Instructions to follow = Exclude pictures. Extract exactly the lines from the one that contains "Write the Apache ECharts code for this chart." down to the one that contains "1.51, 1.73, 1.77];", both included.

Data to process =

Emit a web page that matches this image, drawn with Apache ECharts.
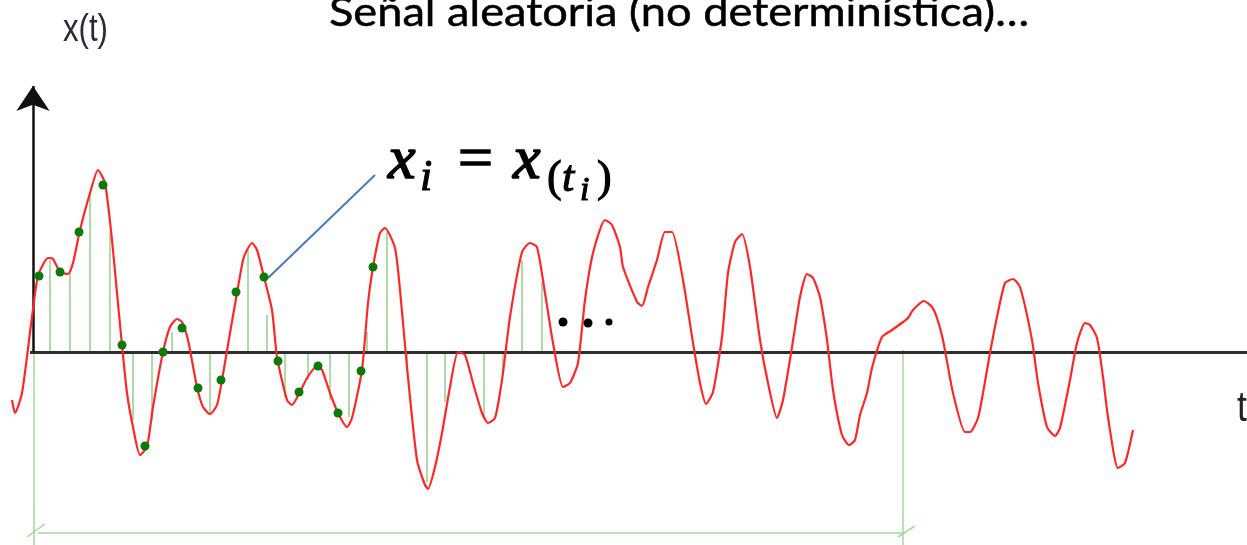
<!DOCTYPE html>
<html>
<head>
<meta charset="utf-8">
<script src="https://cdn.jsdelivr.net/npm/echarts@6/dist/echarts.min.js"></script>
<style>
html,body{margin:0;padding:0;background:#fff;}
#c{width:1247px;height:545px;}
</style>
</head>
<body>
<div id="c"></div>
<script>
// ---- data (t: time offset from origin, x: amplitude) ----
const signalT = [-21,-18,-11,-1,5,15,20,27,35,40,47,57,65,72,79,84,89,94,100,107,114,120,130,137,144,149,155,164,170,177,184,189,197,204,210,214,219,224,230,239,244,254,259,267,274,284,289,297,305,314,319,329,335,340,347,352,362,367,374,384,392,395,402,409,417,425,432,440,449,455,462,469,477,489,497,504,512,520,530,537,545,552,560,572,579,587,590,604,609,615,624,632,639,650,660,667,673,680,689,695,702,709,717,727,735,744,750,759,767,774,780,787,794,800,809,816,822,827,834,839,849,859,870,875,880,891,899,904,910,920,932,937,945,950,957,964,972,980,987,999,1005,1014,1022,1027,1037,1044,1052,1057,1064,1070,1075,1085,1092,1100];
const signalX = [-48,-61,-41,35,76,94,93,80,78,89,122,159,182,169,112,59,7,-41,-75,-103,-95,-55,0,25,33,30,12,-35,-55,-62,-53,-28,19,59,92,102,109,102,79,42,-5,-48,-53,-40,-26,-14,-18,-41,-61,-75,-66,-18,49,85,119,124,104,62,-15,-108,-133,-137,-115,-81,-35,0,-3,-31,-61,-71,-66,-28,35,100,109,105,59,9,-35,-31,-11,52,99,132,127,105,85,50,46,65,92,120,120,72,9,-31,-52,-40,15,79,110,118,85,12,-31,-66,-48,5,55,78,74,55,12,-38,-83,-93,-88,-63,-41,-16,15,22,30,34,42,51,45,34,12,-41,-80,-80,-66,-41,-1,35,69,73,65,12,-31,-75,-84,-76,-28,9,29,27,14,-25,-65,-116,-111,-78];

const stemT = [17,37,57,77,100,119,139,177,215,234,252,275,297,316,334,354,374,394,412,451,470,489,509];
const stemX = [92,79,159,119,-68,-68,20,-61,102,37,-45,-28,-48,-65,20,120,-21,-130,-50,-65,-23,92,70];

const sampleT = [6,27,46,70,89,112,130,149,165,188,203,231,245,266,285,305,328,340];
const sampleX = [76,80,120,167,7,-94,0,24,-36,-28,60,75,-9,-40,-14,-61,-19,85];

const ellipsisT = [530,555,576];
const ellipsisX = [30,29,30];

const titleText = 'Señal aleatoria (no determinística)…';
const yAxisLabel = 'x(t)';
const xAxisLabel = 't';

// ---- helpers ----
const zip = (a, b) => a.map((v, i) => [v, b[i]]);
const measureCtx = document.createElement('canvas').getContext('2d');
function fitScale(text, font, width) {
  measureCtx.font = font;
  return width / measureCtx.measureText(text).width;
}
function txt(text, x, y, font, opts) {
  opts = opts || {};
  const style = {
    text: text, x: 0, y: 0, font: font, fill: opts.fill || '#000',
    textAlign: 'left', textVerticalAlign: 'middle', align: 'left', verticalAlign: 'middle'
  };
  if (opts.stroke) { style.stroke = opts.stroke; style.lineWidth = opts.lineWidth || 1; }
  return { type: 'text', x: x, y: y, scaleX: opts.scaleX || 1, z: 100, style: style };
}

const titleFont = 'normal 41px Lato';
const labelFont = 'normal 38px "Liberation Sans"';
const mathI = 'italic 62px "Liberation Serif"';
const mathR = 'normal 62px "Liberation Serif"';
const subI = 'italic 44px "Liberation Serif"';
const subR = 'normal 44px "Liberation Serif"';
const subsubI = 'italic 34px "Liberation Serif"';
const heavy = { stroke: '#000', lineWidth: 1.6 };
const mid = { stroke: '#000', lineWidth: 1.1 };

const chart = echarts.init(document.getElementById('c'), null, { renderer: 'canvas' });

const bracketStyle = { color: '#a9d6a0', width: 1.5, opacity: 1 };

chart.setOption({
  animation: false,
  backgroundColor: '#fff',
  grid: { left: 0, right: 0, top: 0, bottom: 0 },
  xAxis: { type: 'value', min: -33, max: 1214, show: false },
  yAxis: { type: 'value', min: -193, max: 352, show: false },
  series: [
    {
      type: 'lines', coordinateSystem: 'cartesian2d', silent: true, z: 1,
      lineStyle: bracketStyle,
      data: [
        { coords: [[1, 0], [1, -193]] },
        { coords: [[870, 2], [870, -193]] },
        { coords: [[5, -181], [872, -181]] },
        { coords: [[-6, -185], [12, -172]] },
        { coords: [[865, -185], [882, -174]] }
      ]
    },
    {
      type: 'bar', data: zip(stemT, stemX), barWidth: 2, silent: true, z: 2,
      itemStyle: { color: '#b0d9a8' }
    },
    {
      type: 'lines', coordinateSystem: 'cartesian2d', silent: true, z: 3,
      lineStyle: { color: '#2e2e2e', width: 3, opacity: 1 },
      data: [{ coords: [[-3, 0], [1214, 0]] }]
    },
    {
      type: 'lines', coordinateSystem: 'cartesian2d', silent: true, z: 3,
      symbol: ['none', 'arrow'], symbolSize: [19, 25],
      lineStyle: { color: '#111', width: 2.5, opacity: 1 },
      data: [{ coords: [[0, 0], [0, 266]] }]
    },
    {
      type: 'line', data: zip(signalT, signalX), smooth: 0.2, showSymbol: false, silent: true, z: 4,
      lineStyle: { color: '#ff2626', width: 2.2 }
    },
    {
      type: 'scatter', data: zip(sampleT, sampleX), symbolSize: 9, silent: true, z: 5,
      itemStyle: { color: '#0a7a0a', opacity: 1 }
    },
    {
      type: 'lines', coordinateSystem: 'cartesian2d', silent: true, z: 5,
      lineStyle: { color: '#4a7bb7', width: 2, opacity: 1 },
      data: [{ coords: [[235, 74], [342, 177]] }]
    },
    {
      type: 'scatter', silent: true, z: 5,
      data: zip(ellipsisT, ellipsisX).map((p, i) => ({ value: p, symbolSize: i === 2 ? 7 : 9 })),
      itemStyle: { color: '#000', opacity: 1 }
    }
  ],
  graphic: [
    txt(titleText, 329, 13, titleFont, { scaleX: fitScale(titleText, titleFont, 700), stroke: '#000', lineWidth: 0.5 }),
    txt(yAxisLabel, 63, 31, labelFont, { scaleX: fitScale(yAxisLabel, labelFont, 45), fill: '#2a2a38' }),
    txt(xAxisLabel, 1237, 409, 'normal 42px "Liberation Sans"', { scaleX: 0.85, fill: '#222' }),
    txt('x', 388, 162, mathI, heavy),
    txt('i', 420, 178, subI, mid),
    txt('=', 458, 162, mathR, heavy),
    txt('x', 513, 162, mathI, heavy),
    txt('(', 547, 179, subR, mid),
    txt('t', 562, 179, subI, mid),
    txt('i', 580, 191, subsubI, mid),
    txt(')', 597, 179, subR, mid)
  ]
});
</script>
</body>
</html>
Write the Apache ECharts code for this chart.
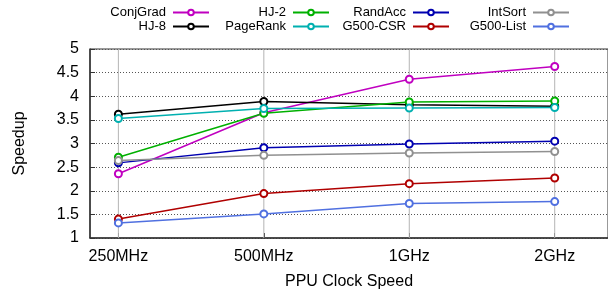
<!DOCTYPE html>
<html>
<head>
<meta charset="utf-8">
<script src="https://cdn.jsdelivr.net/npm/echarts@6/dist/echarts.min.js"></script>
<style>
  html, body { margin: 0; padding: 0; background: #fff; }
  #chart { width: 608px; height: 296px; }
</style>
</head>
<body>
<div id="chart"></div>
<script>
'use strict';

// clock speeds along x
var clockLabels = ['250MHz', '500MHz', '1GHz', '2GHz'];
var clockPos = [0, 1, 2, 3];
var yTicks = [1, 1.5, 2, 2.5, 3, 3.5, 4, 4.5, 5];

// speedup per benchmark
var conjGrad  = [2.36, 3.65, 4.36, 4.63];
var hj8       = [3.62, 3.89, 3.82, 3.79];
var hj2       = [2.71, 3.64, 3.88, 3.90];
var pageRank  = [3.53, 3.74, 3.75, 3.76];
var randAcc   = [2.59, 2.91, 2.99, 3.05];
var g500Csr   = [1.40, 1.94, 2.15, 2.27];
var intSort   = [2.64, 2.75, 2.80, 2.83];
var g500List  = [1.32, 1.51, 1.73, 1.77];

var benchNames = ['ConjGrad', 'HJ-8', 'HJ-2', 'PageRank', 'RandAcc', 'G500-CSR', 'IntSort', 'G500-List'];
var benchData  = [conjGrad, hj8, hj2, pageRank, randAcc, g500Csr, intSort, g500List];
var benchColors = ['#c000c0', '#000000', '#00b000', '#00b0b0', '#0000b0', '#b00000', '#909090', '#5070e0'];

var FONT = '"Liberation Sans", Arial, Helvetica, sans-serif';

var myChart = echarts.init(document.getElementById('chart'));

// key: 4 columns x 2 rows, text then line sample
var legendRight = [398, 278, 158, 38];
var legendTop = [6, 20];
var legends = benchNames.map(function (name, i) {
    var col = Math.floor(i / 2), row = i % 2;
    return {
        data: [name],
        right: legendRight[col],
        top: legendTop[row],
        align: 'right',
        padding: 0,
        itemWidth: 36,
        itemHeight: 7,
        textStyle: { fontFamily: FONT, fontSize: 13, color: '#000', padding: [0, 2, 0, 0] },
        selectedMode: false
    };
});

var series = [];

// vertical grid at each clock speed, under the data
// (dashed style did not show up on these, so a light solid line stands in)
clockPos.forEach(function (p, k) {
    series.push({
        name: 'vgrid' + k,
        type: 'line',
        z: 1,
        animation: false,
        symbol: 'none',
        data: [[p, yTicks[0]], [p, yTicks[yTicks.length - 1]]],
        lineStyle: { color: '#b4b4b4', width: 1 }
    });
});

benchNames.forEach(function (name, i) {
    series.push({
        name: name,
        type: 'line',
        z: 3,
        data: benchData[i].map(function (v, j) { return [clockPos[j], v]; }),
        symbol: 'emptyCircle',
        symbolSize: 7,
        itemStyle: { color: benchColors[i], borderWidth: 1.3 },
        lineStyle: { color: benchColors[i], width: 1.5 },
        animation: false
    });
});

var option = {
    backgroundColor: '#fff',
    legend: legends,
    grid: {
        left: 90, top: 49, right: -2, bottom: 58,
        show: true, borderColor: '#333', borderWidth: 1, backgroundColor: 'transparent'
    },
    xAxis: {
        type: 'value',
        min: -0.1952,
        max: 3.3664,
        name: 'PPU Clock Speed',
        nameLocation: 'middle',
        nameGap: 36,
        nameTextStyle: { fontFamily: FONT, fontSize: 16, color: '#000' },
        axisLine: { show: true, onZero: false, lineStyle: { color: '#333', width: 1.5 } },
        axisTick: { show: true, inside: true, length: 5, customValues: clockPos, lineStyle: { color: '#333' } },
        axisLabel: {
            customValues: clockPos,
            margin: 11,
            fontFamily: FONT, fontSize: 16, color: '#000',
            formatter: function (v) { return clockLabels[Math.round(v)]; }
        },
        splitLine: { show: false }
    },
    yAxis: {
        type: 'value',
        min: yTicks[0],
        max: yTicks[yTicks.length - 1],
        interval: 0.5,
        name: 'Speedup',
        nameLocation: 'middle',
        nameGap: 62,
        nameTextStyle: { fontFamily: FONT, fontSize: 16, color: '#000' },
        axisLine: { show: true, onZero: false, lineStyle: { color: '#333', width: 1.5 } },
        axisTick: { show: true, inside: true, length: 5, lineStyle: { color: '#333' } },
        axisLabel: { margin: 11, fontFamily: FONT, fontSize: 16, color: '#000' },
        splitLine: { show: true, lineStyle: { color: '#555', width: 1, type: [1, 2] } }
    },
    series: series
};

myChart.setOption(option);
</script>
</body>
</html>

Answer for the task =
Write the Apache ECharts code for this chart.
<!DOCTYPE html>
<html>
<head>
<meta charset="utf-8">
<script src="https://cdn.jsdelivr.net/npm/echarts@6/dist/echarts.min.js"></script>
<style>
  html, body { margin: 0; padding: 0; background: #fff; }
  #chart { width: 608px; height: 296px; }
</style>
</head>
<body>
<div id="chart"></div>
<script>
'use strict';

// clock speeds along x
var clockLabels = ['250MHz', '500MHz', '1GHz', '2GHz'];
var clockPos = [0, 1, 2, 3];
var yTicks = [1, 1.5, 2, 2.5, 3, 3.5, 4, 4.5, 5];

// speedup per benchmark
var conjGrad  = [2.36, 3.65, 4.36, 4.63];
var hj8       = [3.62, 3.89, 3.82, 3.79];
var hj2       = [2.71, 3.64, 3.88, 3.90];
var pageRank  = [3.53, 3.74, 3.75, 3.76];
var randAcc   = [2.59, 2.91, 2.99, 3.05];
var g500Csr   = [1.40, 1.94, 2.15, 2.27];
var intSort   = [2.64, 2.75, 2.80, 2.83];
var g500List  = [1.32, 1.51, 1.73, 1.77];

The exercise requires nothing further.